このように、現在の保険料に割高感はないけれど、できるだけ合理的に保障額を増やしていきたい人には向いている保険といえます。
逓増定期保険のイメージ
保険で貯蓄したい人は「逓増定期保険」で右肩上がりの保障
逓増定期保険はこんな方に
「どうしても、保険で貯蓄をしたい!」という方、「どうしても保険を使ってお金を貯めたい!」という人も中にはいらっしゃいます。
特に自分ではなかなか貯金ができないという人の場合、保険は掛け捨てではなく、貯蓄性が高いものを選びたいというニーズはあります。
そこで、終身保険よりも貯蓄性の高い商品であるこの「逓増定期保険」がオススメになります。
逓増定期保険とは、スタート時には保障額が低く、歳を重ねるごとに保障額が上がっていく、『右肩上がりの保障』になっている商品です。
上記にも述べましたが、通常、企業向け・会社の経営者向けに販売されている生命保険です。
解約返戻金が時間の経過とともに大きくなるように設計されています。そして、保険期間満了時には返戻金はゼロなってしまいます。
返戻金のピーク時に合わせて途中解約すれば、払い込んだ保険料の9割、うまくすれば払った以上の解約返戻金を受け取ることも可能になります。
この保険は、実際には若いうちから前倒しして、将来の保険料分をあらかじめ支払っています。
それを保険会社は、「保険料は変わらずに、保障額は歳を重ねるごとに上がっていく」と言っているだけです。
このあらかじめ前払いしている保険料部分が、将来の解約返戻金に相当します。

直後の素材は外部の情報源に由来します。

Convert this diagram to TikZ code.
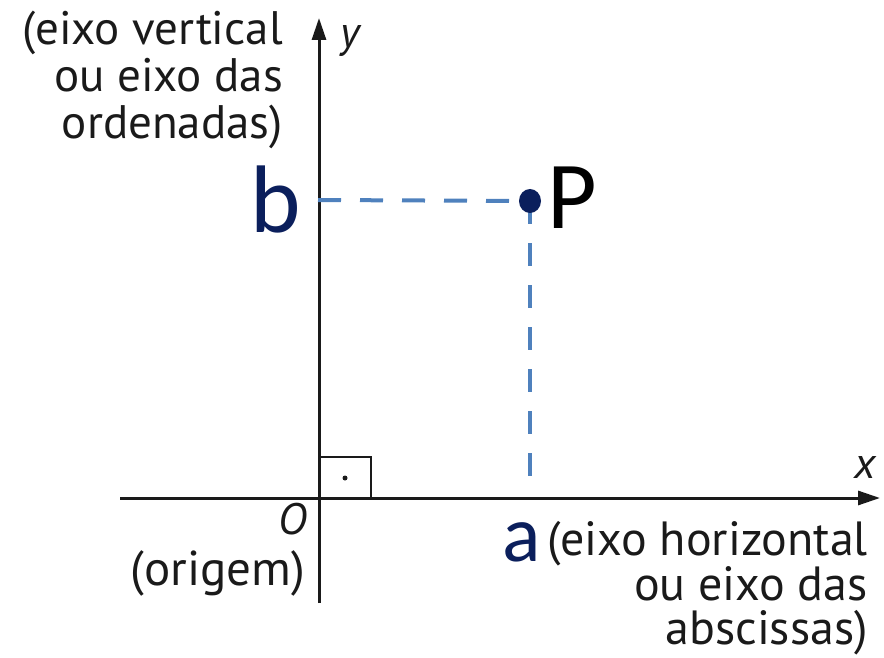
\documentclass[tikz,border=0pt]{standalone}
\usepackage{fontspec}
\setmainfont{Carlito}
\newfontfamily\lblfont{PT Sans}
\usetikzlibrary{arrows.meta}
\definecolor{navy}{HTML}{0B1F5C}
\definecolor{dashblue}{HTML}{4F81BD}
\definecolor{axisgray}{HTML}{1A1A1A}
\tikzset{
  axis/.style={line width=3pt, draw=axisgray, -{Triangle[length=22pt,width=14pt]}},
  proj/.style={line width=4pt, draw=dashblue, dash pattern=on 23pt off 19pt},
  lbl/.style={font=\lblfont\fontsize{47}{47}\selectfont, text=axisgray, align=right, inner sep=0pt},
  varlbl/.style={font=\lblfont\itshape\fontsize{44}{44}\selectfont, text=axisgray, inner sep=0pt},
  coordlbl/.style={font=\fontsize{80}{80}\selectfont, inner sep=0pt},
}
\begin{document}
\begin{tikzpicture}[x=1pt, y=-1pt]
  \useasboundingbox (0,0) rectangle (884,658);
  % axes
  \coordinate (O) at (319,498);
  \coordinate (xstart) at (120,498);
  \coordinate (xend) at (880,498);
  \coordinate (ystart) at (319,603);
  \coordinate (yend) at (319,18);
  \draw[axis] (xstart) -- (xend);
  \draw[axis] (ystart) -- (yend);
  % right angle mark
  \draw[line width=2.5pt, axisgray] (O) rectangle (371,457);
  \fill[axisgray] (345,478) circle (2.5);
  % point and projections
  \coordinate (P) at (530,201);
  \coordinate (yb) at (318,200);
  \coordinate (xa) at (530,492);
  \draw[proj] (yb) -- (P);
  \draw[proj] (P) -- (xa);
  \fill[navy] (P) ellipse (11 and 12);
  \node[coordlbl, font=\fontsize{96}{96}\selectfont, anchor=base west] (Plbl) at (547,229) {P};
  \node[coordlbl, font=\fontsize{96}{96}\selectfont, text=navy, anchor=base east] (blbl) at (301,232) {b};
  \node[coordlbl, text=navy, anchor=base west] (albl) at (502,561) {a};
  % axis names
  \node[varlbl, anchor=base west] (ylbl) at (340,48) {y};
  \node[varlbl, anchor=base west] (xlbl) at (854,478) {x};
  \node[varlbl, anchor=base east] (Olbl) at (307,534) {O};
  \node[lbl, anchor=base east, font=\lblfont\fontsize{49}{49}\selectfont] (origem) at (305,585) {(origem)};
  \node[lbl, anchor=north east, font=\lblfont\fontsize{47}{47}\selectfont] (yname) at (283,11)
    {(eixo vertical\\ou eixo das\\ordenadas)};
  \node[lbl, anchor=north east, font=\lblfont\fontsize{48}{44}\selectfont] (xname) at (868,521)
    {(eixo horizontal\\ou eixo das\\abscissas)};
\end{tikzpicture}
\end{document}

すると、ある年齢で途中解約すると、返戻金の額が払い込んだ保険料を逆転するケースが生まれるわけです。
本来の必要保障額の考え方からしてみれば、「右肩上がりの保障」はまったく逆になりますが、どうしても保障と貯蓄を兼ねたいと考える方は、こうした逓増定期保険もあるということを知っておくといいです。
- スタート時には保障額が低い
- 年齢を重ね、時間の経過とともに保障額が上がる
- 解約返戻金のピーク時に合わせて途中解約すれば返戻金が払込保険料を上回ることもある
- 会社経営者の退職金準備に利用されることが多い
逓増定期保険の税務上の取り扱い
「一定の基準を満たした逓増定期保険の保険料は、全額損金算入することを認める」という国税庁の通達により、企業は積極的にこの保険を利用してきました。
しかし、2007年3月に国税庁は通達の見直しを発表しました。
これにより、生命保険会社では、逓増定期保険の販売休止が続出しました。
そして、その1年後の2008年2月には、損金算入を制限する新たな通達が制定されています。